PAUL YERRICK

I MISS YOU TOO

Today, I was dropping my son Cohen off to school and told him I was leaving for a few days and wouldn't see him when he got home. Like usual, I asked him to be the best helper he could and to listen to his mom. He said he would and also said that he would make sure he asked if his sisters were ok if they started crying(something we went over the other night). Then very enthusiastically he asked, "are you going to find your mom?!" You see, not very long ago, I spent two weeks away from home, walking the streets of Seoul, South Korea, in search of my birth mother and Cohen remembers this time very well. "Are you going to find your mom?!" "No son, not this time. I'm just going to go play my guitar with a bunch of friends." We sat in silence for just a min or two which for him means he's crafting a novel in his head, he's a deep thinker. "Dad, I think you're going to find your mom." I don't really know how to ever respond to that except by saying, "I hope so." Another minute pause in the conversation.

"Dad?"

"Yes, buddy?" 

"I think he's...”(she, he, interchangeable always) “I think he’s walking around in the world... and she misses you."

I had my sunglasses on, so my five-year-old tears were hidden.
Does she? Is she out there, on this big ol', floating piece of dirt, missing me? I hope so.

Human connection is one of God's greatest gifts to us. It's the way that God designed His people. He designed us to love and to be loved. Missing someone is part of the design.

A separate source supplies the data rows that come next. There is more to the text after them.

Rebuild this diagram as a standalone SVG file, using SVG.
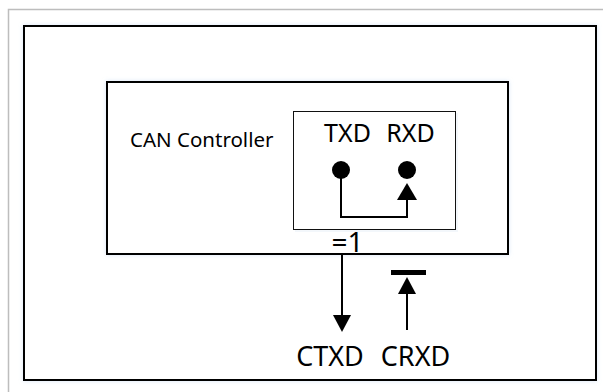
<svg xmlns="http://www.w3.org/2000/svg" width="603" height="392" viewBox="0 0 603 392">
<style>
.box{fill:#fff;stroke:#000;stroke-width:2}
.inner{fill:#fff;stroke:#111;stroke-width:1}
.wire{fill:none;stroke:#000;stroke-width:2}
.t{font-family:"Noto Sans","Open Sans","DejaVu Sans",sans-serif;fill:#000}
</style>
<defs>
<filter id="sh" x="-5%" y="-5%" width="110%" height="110%">
<feDropShadow dx="0" dy="0" stdDeviation="2" flood-color="#cfe0f5" flood-opacity="0.8"/>
</filter>
</defs>
<rect width="603" height="392" fill="#fff"/>
<path d="M8.5,392 V9.5 H603" fill="none" stroke="#bdbdbd" stroke-width="1.5"/>
<g id="outer">
<rect class="box" x="24" y="26" width="572" height="354" filter="url(#sh)"/>
</g>
<g id="can-controller">
<rect class="box" x="107" y="82" width="401" height="172" filter="url(#sh)"/>
<text class="t" x="130" y="147" font-size="20.5">CAN Controller</text>
</g>
<g id="pins">
<rect x="295" y="113" width="163" height="119" fill="#eef3fa" opacity="0.7"/>
<rect class="inner" x="293.5" y="111.5" width="162" height="118"/>
<text class="t" x="347.5" y="142" font-size="25" text-anchor="middle">TXD</text>
<text class="t" x="410.5" y="142" font-size="25" text-anchor="middle">RXD</text>
<circle cx="341" cy="170" r="9" fill="#000"/>
<circle cx="407" cy="170" r="9" fill="#000"/>
</g>
<g id="xor">
<text class="t" x="347.5" y="252" font-size="28" text-anchor="middle">=1</text>
</g>
<g id="ctxd">
<text class="t" x="330" y="366" font-size="27" text-anchor="middle">CTXD</text>
</g>
<g id="crxd">
<rect x="391" y="270" width="35" height="5" fill="#000"/>
<text class="t" x="415.5" y="366" font-size="27" text-anchor="middle">CRXD</text>
</g>
<g id="connectors">
<path class="wire" d="M341,170 V217 H407 V200"/>
<path d="M397,200 L407,183 L417,200 Z" fill="#000"/>
<path class="wire" d="M342,254 V316"/>
<path d="M333,315 L342,332 L351,315 Z" fill="#000"/>
<path class="wire" d="M407,330 V293"/>
<path d="M398,294 L407,277 L416,294 Z" fill="#000"/>
</g>
</svg>
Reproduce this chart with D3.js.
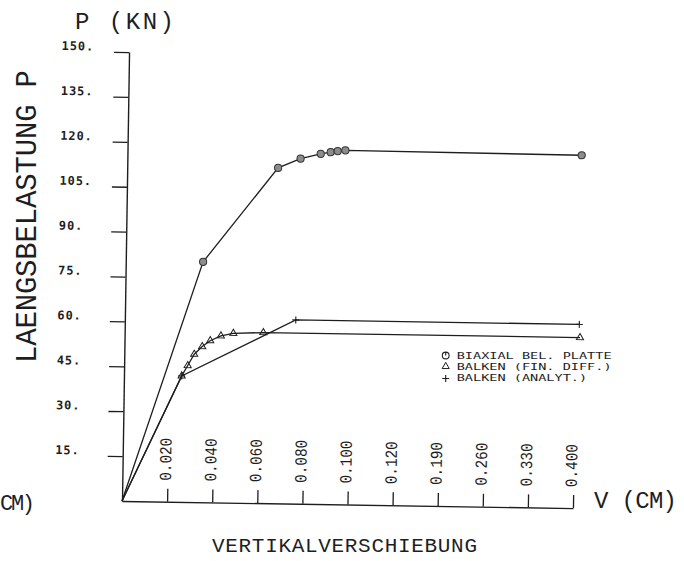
<!DOCTYPE html>
<html>
<head>
<meta charset="utf-8">
<script src="https://cdn.jsdelivr.net/npm/d3@7"></script>
<style>
  html, body { margin: 0; padding: 0; background: #fff; }
  svg { display: block; }
  text { fill: #1e1e1e; }
</style>
</head>
<body>
<svg id="chart" width="684" height="561"></svg>
<script>
// ---- data ----
const yTicks = [15, 30, 45, 60, 75, 90, 105, 120, 135, 150];
const xTicks = [0.020, 0.040, 0.060, 0.080, 0.100, 0.120, 0.190, 0.260, 0.330, 0.400];
const xTickLabels = ["0.020", "0.040", "0.060", "0.080", "0.100", "0.120", "0.190", "0.260", "0.330", "0.400"];

const biaxialV = [0, 0.0343, 0.0669, 0.0768, 0.0857, 0.0901, 0.0932, 0.0966, 0.405];
const biaxialP = [0, 80.3, 112.1, 115.3, 117.0, 117.6, 118.0, 118.3, 117.9];

const finDiffV = [0, 0.0256, 0.0282, 0.0310, 0.0345, 0.0380, 0.0427, 0.0482, 0.0615, 0.4068];
const finDiffP = [0, 42.1, 45.6, 49.4, 52.0, 54.0, 55.7, 56.6, 57.0, 57.0];

const analytV = [0, 0.0256, 0.0758, 0.4054];
const analytP = [0, 42.1, 61.4, 61.4];

const legendLabels = ["BIAXIAL BEL. PLATTE", "BALKEN (FIN. DIFF.)", "BALKEN (ANALYT.)"];

// ---- drawing ----
const svg = d3.select("#chart");
const ink = "#1e1e1e";
const mono = "'Liberation Mono', 'DejaVu Sans Mono', monospace";

// plot frame (slightly rotated like the scanned plot)
const g = svg.append("g").attr("transform", "translate(122,501) rotate(0.9)");

const x = d3.scaleLinear().domain([0, 0.12, 0.4]).range([0, 270.6, 451]);
const y = d3.scaleLinear().domain([0, 150]).range([0, -449]);

// y axis
const yAxis = d3.axisLeft(y).tickValues(yTicks).tickSize(15).tickSizeOuter(0)
  .tickFormat(d => d + ".");
const gy = g.append("g").call(yAxis);
gy.select(".domain").attr("stroke", ink).attr("stroke-width", 1.4);
gy.selectAll(".tick line").attr("stroke", ink).attr("stroke-width", 1.3);
gy.selectAll(".tick text")
  .attr("x", -67.5).attr("y", -1.5).attr("dy", 0)
  .attr("text-anchor", "start")
  .style("font-family", "'DejaVu Sans Mono', monospace")
  .style("font-size", "12px").style("font-weight", "bold")
  .style("letter-spacing", "0.9px")
  .attr("fill", ink);

// x axis
const xAxis = d3.axisTop(x).tickValues(xTicks).tickSize(13).tickSizeOuter(0)
  .tickFormat((d, i) => xTickLabels[i]);
const gx = g.append("g").call(xAxis);
gx.select(".domain").attr("stroke", ink).attr("stroke-width", 1.4);
gx.selectAll(".tick line").attr("stroke", ink).attr("stroke-width", 1.3);
gx.selectAll(".tick text")
  .attr("transform", "rotate(-90)")
  .attr("x", 21).attr("y", 3).attr("dy", 0)
  .attr("text-anchor", "start")
  .attr("textLength", 43).attr("lengthAdjust", "spacingAndGlyphs")
  .style("font-family", mono)
  .style("font-size", "17px")
  .attr("fill", ink);

// series
const line = d3.line().x(d => x(d[0])).y(d => y(d[1]));
const zip = (a, b) => a.map((v, i) => [v, b[i]]);
const s1 = zip(biaxialV, biaxialP);
const s2 = zip(finDiffV, finDiffP);
const s3 = zip(analytV, analytP);

[s1, s2, s3].forEach(s => {
  g.append("path").datum(s).attr("d", line)
    .attr("fill", "none").attr("stroke", ink).attr("stroke-width", 1.3);
});

// markers
g.selectAll(".m1").data(s1.slice(1)).enter().append("circle")
  .attr("cx", d => x(d[0])).attr("cy", d => y(d[1])).attr("r", 3.6)
  .attr("fill", "#8c8c8c").attr("stroke", "#333").attr("stroke-width", 1);

const tri = d3.symbol().type(d3.symbolTriangle).size(22);
g.selectAll(".m2").data(s2.slice(1)).enter().append("path")
  .attr("d", tri)
  .attr("transform", d => `translate(${x(d[0])},${y(d[1])})`)
  .attr("fill", "none").attr("stroke", ink).attr("stroke-width", 1);

g.selectAll(".m3").data(s3.slice(1)).enter().append("path")
  .attr("d", "M-3.5,0H3.5M0,-3.5V3.5")
  .attr("transform", d => `translate(${x(d[0])},${y(d[1])})`)
  .attr("fill", "none").attr("stroke", ink).attr("stroke-width", 1.1);

// titles
svg.append("text").attr("x", 75).attr("y", 29)
  .attr("textLength", 99).attr("lengthAdjust", "spacing")
  .style("font-family", mono).style("font-size", "24px")
  .text("P (KN)");

svg.append("text")
  .attr("transform", "translate(36,363) rotate(-90)")
  .attr("textLength", 293).attr("lengthAdjust", "spacing")
  .style("font-family", mono).style("font-size", "29px")
  .text("LAENGSBELASTUNG P");

svg.append("text").attr("x", 212).attr("y", 551.5)
  .attr("textLength", 265).attr("lengthAdjust", "spacing")
  .style("font-family", mono).style("font-size", "21px")
  .text("VERTIKALVERSCHIEBUNG");

svg.append("text").attr("x", 594).attr("y", 508)
  .attr("textLength", 83).attr("lengthAdjust", "spacing")
  .style("font-family", mono).style("font-size", "24px")
  .text("V (CM)");

svg.append("text").attr("x", 0).attr("y", 510)
  .attr("textLength", 35).attr("lengthAdjust", "spacing")
  .style("font-family", mono).style("font-size", "22px")
  .text("CM)");

// legend
const legY = [359, 370, 381];
const leg = svg.append("g");
legendLabels.forEach((t, i) => {
  leg.append("text").attr("x", 456.7).attr("y", legY[i])
    .attr("textLength", t.length * 8.15).attr("lengthAdjust", "spacingAndGlyphs")
    .style("font-family", "'DejaVu Sans Mono', monospace")
    .style("font-size", "9.5px")
    .text(t);
});
const cy0 = legY[0] - 3.5, cy1 = legY[1] - 3.5, cy2 = legY[2] - 3.5;
leg.append("circle").attr("cx", 445.7).attr("cy", cy0).attr("r", 3.4)
  .attr("fill", "none").attr("stroke", ink).attr("stroke-width", 1.1);
leg.append("path").attr("d", `M445.7,${cy0 - 3.4}V${cy0}`)
  .attr("stroke", ink).attr("stroke-width", 1.1);
leg.append("path").attr("d", tri).attr("transform", `translate(445.7,${cy1})`)
  .attr("fill", "none").attr("stroke", ink).attr("stroke-width", 1);
leg.append("path").attr("d", "M-3.5,0H3.5M0,-3.5V3.5")
  .attr("transform", `translate(445.7,${cy2 + 1})`)
  .attr("fill", "none").attr("stroke", ink).attr("stroke-width", 1.1);
</script>
</body>
</html>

It's the error message, the swirling beach ball in the middle of the screen, the check engine light. When you're missed or missing someone, it means that there's a hole, this gap, this disconnect that only you or that person can make right for the other. I've lived with an internal error message my whole life; it's something that I click "remind me next week" on. Sometimes I don't even notice, because I've lived with it for so long. But, in most cases, we don't have to live missing someone or being missed.

I want you to know today, that you are missed. You are so deeply important to someone, that you, in this very moment, are missed. That someone loves you, cares for you, and misses you. How amazing would it be to get a call, email, text from that someone that just said: "I miss you." That I'm sure would be amazing; actually, I know it would be amazing. Maybe you can be that person today, that reaches out and says "I miss you." I can promise that if you do that, you'll be participating in part of God's design. Don't let today end with an "I hope so." Let it end with "I miss you too."